Chapter 4 describes a high-pressure single crystal study on the herbicide glyphosate (N-(phosomethyl)glycine) to 5.17 GPa using a 4:1 mixture of methanol and ethanol as a pressure-transmitting medium. The CellVol code is used to show that two transitions previously suggested to be substantial first order structural reorganisations on the basis of high pressure Raman spectroscopy are both more subtle second order processes. The crystal structure of glyphosate consists of strongly hydrogen-bonded layers, and the first transition corresponds to the onset of a greater compressibility within these layers. The second is an intramolecular feature, corresponding to deformation of the molecular backbone. The previous Raman study and our own crystallographic data show that glyphosate undergoes a more substantial transition above 5.6 GPa, which destroys the integrity of the single crystal. The nature of this transformation is explored further in Chapter 6.

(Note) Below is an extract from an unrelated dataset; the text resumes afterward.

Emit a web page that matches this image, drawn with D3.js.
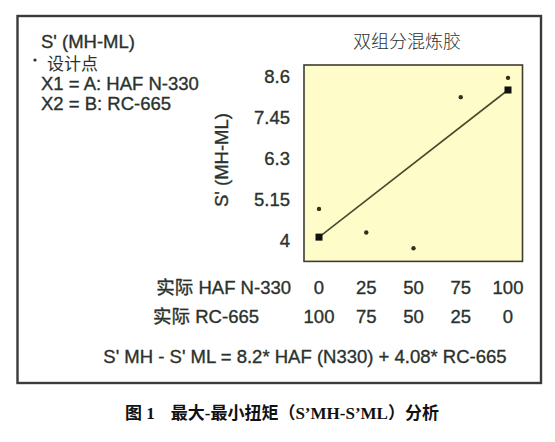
<!DOCTYPE html>
<html>
<head>
<meta charset="utf-8">
<script src="https://cdn.jsdelivr.net/npm/d3@7"></script>
<style>
  html, body { margin: 0; padding: 0; background: #fff; }
  svg { display: block; }
  text { font-family: "Liberation Sans", Arial, "Noto Sans CJK SC", sans-serif; fill: #2b322d; }
  .lbl { stroke: #2b322d; stroke-width: 0.35; }
</style>
</head>
<body>
<svg id="chart" width="555" height="442"></svg>
<script>
// HAF N-330 share (%) of each blend and the matching RC-665 share
const hafLevels = [0, 25, 50, 75, 100];
const rcLevels = [100, 75, 50, 25, 0];
// measured S'MH - S'ML at each design point
const measured = [4.87, 4.21, 3.77, 8.0, 8.54];
// fitted model: S'MH - S'ML = 8.2*HAF + 4.08*RC-665
const coefHAF = 8.2;
const coefRC = 4.08;
const yTicks = [4, 5.15, 6.3, 7.45, 8.6];

const FS = 18.5;
const svg = d3.select("#chart");

// outer frame
svg.append("rect")
  .attr("x", 17.5).attr("y", 16)
  .attr("width", 523.5).attr("height", 367)
  .attr("fill", "#fff").attr("stroke", "#3a3a3a").attr("stroke-width", 2.4);

const plot = { left: 304, top: 65, right: 522.5, bottom: 261.4 };

const x = d3.scaleLinear().domain([0, 100]).range([319, 508]);
const y = d3.scaleLinear().domain([3.4, 8.9]).range([plot.bottom, plot.top]);

// plot panel
svg.append("rect")
  .attr("x", plot.left).attr("y", plot.top)
  .attr("width", plot.right - plot.left).attr("height", plot.bottom - plot.top)
  .attr("fill", "#fefdc9").attr("stroke", "#3d3d35").attr("stroke-width", 1.6);

// y axis labels
const yAxis = d3.axisLeft(y).tickValues(yTicks).tickSize(0).tickPadding(0)
  .tickFormat(d => String(d));
const gy = svg.append("g").attr("transform", "translate(290,0)").call(yAxis);
gy.select(".domain").remove();
gy.selectAll("text")
  .attr("class", "lbl")
  .attr("font-size", FS).attr("fill", "#2b322d")
  .style("font-family", "'Liberation Sans', Arial, sans-serif")
  .attr("dy", "0.36em");

svg.append("text").attr("class", "lbl")
  .attr("transform", "translate(228,160) rotate(-90)")
  .attr("text-anchor", "middle")
  .attr("font-size", FS)
  .text("S' (MH-ML)");

// fitted line from the model coefficients
const fit = hafLevels.map(h => ({ h, v: coefRC + (coefHAF - coefRC) * h / 100 }));
const ends = [fit[0], fit[fit.length - 1]];
svg.append("path")
  .datum(ends)
  .attr("d", d3.line().x(d => x(d.h)).y(d => y(d.v)))
  .attr("stroke", "#4a4a2c").attr("stroke-width", 1.6).attr("fill", "none");

svg.selectAll("rect.end").data(ends).enter().append("rect")
  .attr("class", "end")
  .attr("x", d => x(d.h) - 3.5).attr("y", d => y(d.v) - 3.5)
  .attr("width", 7).attr("height", 7).attr("fill", "#111");

// design points
svg.selectAll("circle.pt").data(measured).enter().append("circle")
  .attr("class", "pt")
  .attr("cx", (d, i) => x(hafLevels[i]))
  .attr("cy", d => y(d))
  .attr("r", 2.2).attr("fill", "#3a2e18");

// component rows beneath the panel
const rows = [
  { label: "实际 HAF N-330", vals: hafLevels, yy: 294, right: 291 },
  { label: "实际 RC-665", vals: rcLevels, yy: 323, right: 259 }
];
rows.forEach(r => {
  svg.append("text").attr("class", "lbl").attr("x", r.right).attr("y", r.yy)
    .attr("text-anchor", "end").attr("font-size", FS).text(r.label);
  svg.selectAll(null).data(r.vals).enter().append("text")
    .attr("class", "lbl")
    .attr("x", (d, i) => x(hafLevels[i])).attr("y", r.yy)
    .attr("text-anchor", "middle").attr("font-size", FS)
    .text(d => d);
});

// equation
svg.append("text").attr("class", "lbl").attr("x", 305).attr("y", 363)
  .attr("text-anchor", "middle").attr("font-size", FS)
  .text(`S' MH - S' ML = ${coefHAF}* HAF (N330) + ${coefRC}* RC-665`);

// legend block
svg.append("text").attr("class", "lbl").attr("x", 41).attr("y", 48).attr("font-size", FS).text("S' (MH-ML)");
svg.append("circle").attr("cx", 35).attr("cy", 60).attr("r", 1.6).attr("fill", "#2b322d");
svg.append("text").attr("x", 47).attr("y", 69.5).attr("font-size", 17).text("设计点");
svg.append("text").attr("class", "lbl").attr("x", 41).attr("y", 90).attr("font-size", FS).text("X1 = A: HAF N-330");
svg.append("text").attr("class", "lbl").attr("x", 41).attr("y", 110).attr("font-size", FS).text("X2 = B: RC-665");

// panel title
svg.append("text").attr("x", 407).attr("y", 48)
  .attr("text-anchor", "middle").attr("font-size", 18)
  .style("font-family", "'Noto Sans CJK SC', sans-serif").style("font-weight", 300)
  .text("双组分混炼胶");

// figure caption
const cap = svg.append("text").attr("x", 125).attr("y", 419)
  .attr("font-size", 17).style("font-weight", "bold").style("fill", "#111")
  .style("font-family", "'Liberation Serif', 'Noto Sans CJK SC', serif");
cap.append("tspan").text("图 1");
cap.append("tspan").attr("dx", 16).text("最大-最小扭矩（S’MH-S’ML）分析");
</script>
</body>
</html>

Chapter 5 considers the role of entropy in stabilising weakly bound crystal structures through studies of the C—H⋯F intermolecular bond. Although C—H⋯F interactions are enthalpically weak, they occur much more commonly in crystal structures than would be predicted by chance. In the case of a series of five fluorobenzene derivatives, heat capacity data show that the entropic contribution to free energy at 150 K is of the order −10 to −15 kJ mol⁻¹, which is similar to the stabilisation afforded by N—H⋯N and O—H⋯O hydrogen bonds in ammonia and water, respectively. The origin of entropy in ordered, crystalline solids lies in access to low energy vibrational modes (phonons) which can be observed in inelastic neutron scattering spectra and simulated by periodic density functional theory (DFT) calculations. DFT calculations on the fluorobenzenes, which reproduce experimental entropies and inelastic neutron scattering data, demonstrate that the lowest energy phonons are dominated by motions of the F atoms. The low energies of these vibrations stem both from the mass of the F atom and the highly deformable nature of C—H⋯F interactions, revealed by relatively flat potential curves calculated using symmetry adapted perturbation theory. These data show that the stabilising influence of C—H⋯F interactions can be explained at least as much by the entropic contribution of their deformability as by the enthalpic contribution of the contact energies.

Chapter 6 describes formation of potentially four new high-pressure polymorphs of glyphosate. Although the integrity of a single crystal of glyphosate is lost on slow compression above 5.6 GPa, rapid compression to 5.9 GPa in a 4:1 mixture of methanol and ethanol and to 7.0 GPa in neon as pressure-transmitting media generates two new single-crystal phases. The crystal structure of the first of these phases was determined from in-house single crystal diffraction data, that of the second from synchrotron data obtained on the P02.2 beamline at DESY. The phase at 7.0 GPa, named phase-II, has a volume 1.023 Å3 per molecule higher than the phase obtained on rapid compression in methanol-ethanol at 5.9 GPa, named phase III. Formation of phase II from phase III with increasing pressure is therefore thermodynamically forbidden. The volume difference corresponds to an estimated 𝑃Δ𝑉-stabilisation of phase III relative to phase II of 17.3 kJ mol−1 at 7.0 GPa. In an attempt to recover the destructive transition seen previously and to potentially drive its transition to phase II or III, neutron powder diffraction data on glyphosate-d4 was completed at ISIS neutron and muon source. This revealed a far more complex structural landscape and the formation of two further phases, named IV and V, which did not fit the structural parameters of phases I, II or III. So far, the structures of phases IV and V have not been characterised further and it is the aim of future work to attempt to recover structural parameters for these phases, possibly through crystal structure prediction. Free energy calculations involving internal energy, volume and entropy are used to establish the driving forces of the single crystal transitions. Extrapolation of the parameters of phase I to the pressures both phase II and III were observed reveals that both transitions are driven by volume as the only significant stabilising contribution.